Percy Bysshe Shelley is known as one of the preeminent Romantic English poets of the 19th century. Though he only lived to be 29 years old, he is regarded by many to be one of the most influential poets of the English language. His moving work “Bereavement” is a poem that describes an unnamed man’s response to the death of a loved one. We don’t know who the person who died was — whether they were the man’s father or mother, a lover or a dear friend. Nor does it matter. The unnamed man in the poem clearly had a deep love for the person.
The first stanza gives us an image of a man deeply pained by the death of his loved one:
How stern are the woes of the desolate mourner
As he bends in still grief o’er the hallowed bier,
As enanguished he turns from the laugh of the scorner,
And drops to perfection’s remembrance a tear.
That Shelley chose the word “stern” points to the fact that a bereaved person may appear rude and unfriendly to others. This is a natural reaction to the negative emotions we feel when confronted with the death of a loved one.

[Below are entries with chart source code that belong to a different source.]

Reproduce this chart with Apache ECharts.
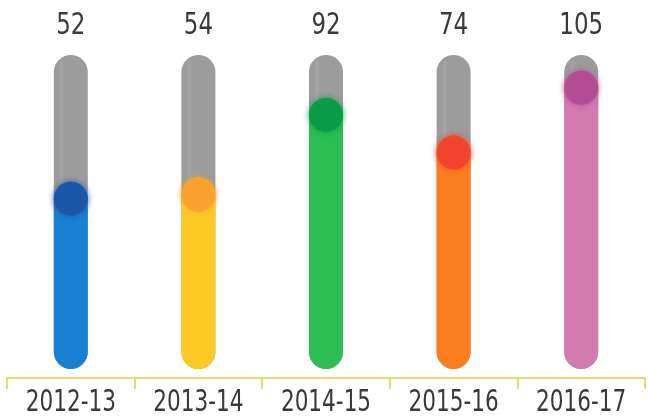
<!DOCTYPE html>
<html>
<head>
<meta charset="utf-8">
<script src="https://cdn.jsdelivr.net/npm/echarts@6/dist/echarts.min.js"></script>
<style>
html,body{margin:0;padding:0;background:#fff;}
#chart{width:648px;height:419px;}
</style>
</head>
<body>
<div id="chart"></div>
<script>
const categories = ['2012-13', '2013-14', '2014-15', '2015-16', '2016-17'];
const values = [52, 54, 92, 74, 105];
const fillColors = ['#1a80d4', '#fcc927', '#2dbd52', '#fb7e1e', '#d37bae'];
const bulbColors = ['#1d55a6', '#f9a02f', '#0a9a48', '#f2442e', '#b24b94'];

const Y_MIN = -37.5, Y_MAX = 112.5;
const FONT = "'DejaVu Sans Condensed', 'DejaVu Sans', sans-serif";

const chart = echarts.init(document.getElementById('chart'), null, {renderer: 'canvas'});

chart.setOption({
  animation: false,
  grid: {left: 7, right: 3, top: 55, bottom: 50},
  xAxis: {
    type: 'category',
    data: categories,
    offset: 9,
    axisLine: {show: true, onZero: false, lineStyle: {color: '#ead86e', width: 2}},
    axisTick: {show: true, length: 11, lineStyle: {color: '#ead86e', width: 2}},
    axisLabel: {show: false}
  },
  yAxis: {
    type: 'value', min: Y_MIN, max: Y_MAX, show: false,
    splitLine: {show: false}
  },
  series: [{
    type: 'custom',
    data: values.map((v, i) => [i, v]),
    renderItem: function (params, api) {
      const i = api.value(0);
      const v = api.value(1);
      const top = api.coord([i, Y_MAX]);
      const base = api.coord([i, Y_MIN]);
      const lvl = api.coord([i, v]);
      const w = 34, r = 17;
      const x0 = top[0] - w / 2;
      return {
        type: 'group',
        children: [
          {type: 'rect', shape: {x: x0, y: top[1], width: w, height: base[1] - top[1], r: r},
           style: {fill: '#9c9c9c'}},
          {type: 'rect', shape: {x: x0 + 6, y: top[1] + 6, width: 4, height: base[1] - top[1] - 12, r: 2},
           style: {fill: 'rgba(255,255,255,0.08)'}},
          {type: 'rect', shape: {x: x0, y: lvl[1], width: w, height: base[1] - lvl[1], r: r},
           style: {fill: fillColors[i]}},
          {type: 'circle', shape: {cx: lvl[0], cy: lvl[1] + r, r: r},
           style: {fill: bulbColors[i], opacity: 0.9, shadowBlur: 6, shadowColor: bulbColors[i]}},
          {type: 'text', x: top[0], y: top[1] - 29, scaleX: 0.85,
           style: {text: String(v), fill: '#3a3a3a', font: '30px ' + FONT, align: 'center', verticalAlign: 'middle'}},
          {type: 'text', x: top[0], y: base[1] + 34, scaleX: 0.8,
           style: {text: categories[i], fill: '#3a3a3a', font: '30px ' + FONT, align: 'center', verticalAlign: 'middle'}}
        ]
      };
    }
  }]
});
</script>
</body>
</html>
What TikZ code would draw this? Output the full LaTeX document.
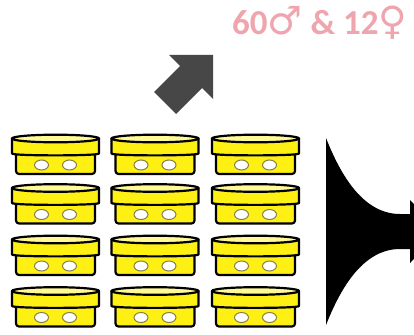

I love the line that closes out that first stanza. “And drops to perfection’s remembrance a tear.” What a beautiful statement, particularly if the person who died was the love of this man’s life. Love is the most powerful human emotion. Unfortunately, love can also be a curse when someone you love deeply dies. Every human deserves to have someone they view as “perfection” in their life, much like the man in “Bereavement” did.
Shelley continues to examine the man’s mental state as he comes to accept the loss of his loved one.
When floods of despair down his pale cheeks are streaming,
When no blissful hope on his bosom is beaming,
Or, if lulled for a while, soon he starts from his dreaming,
And finds torn the soft ties to affection so dear.
Again Shelley describes the man’s lamentation with brilliant word choice. The man is so clearly overcome with grief that the tears are literally streaming down his cheeks. He falls asleep to achieve some respite from the pain, yet wakes to realize the loss is still real. The “soft ties to affection” are still ripped to shreds, and the overwhelming heartbreak has returned.
Like many poems about death, “Bereavement” gets more difficult to read the more often you read it. Shelley’s word usage and imagery paint a picture of despair, sadness and overwhelming grief, a feeling many of us have experienced following the death of a loved one. As sad as that is, I think there’s also something positive to take away from the fact that, as humans, we can love and feel emotions in such a profound way. Losing a loved one is terribly painful. But we can at least find solace in the fact that the potential to love is a strong, wonderful and beautiful thing.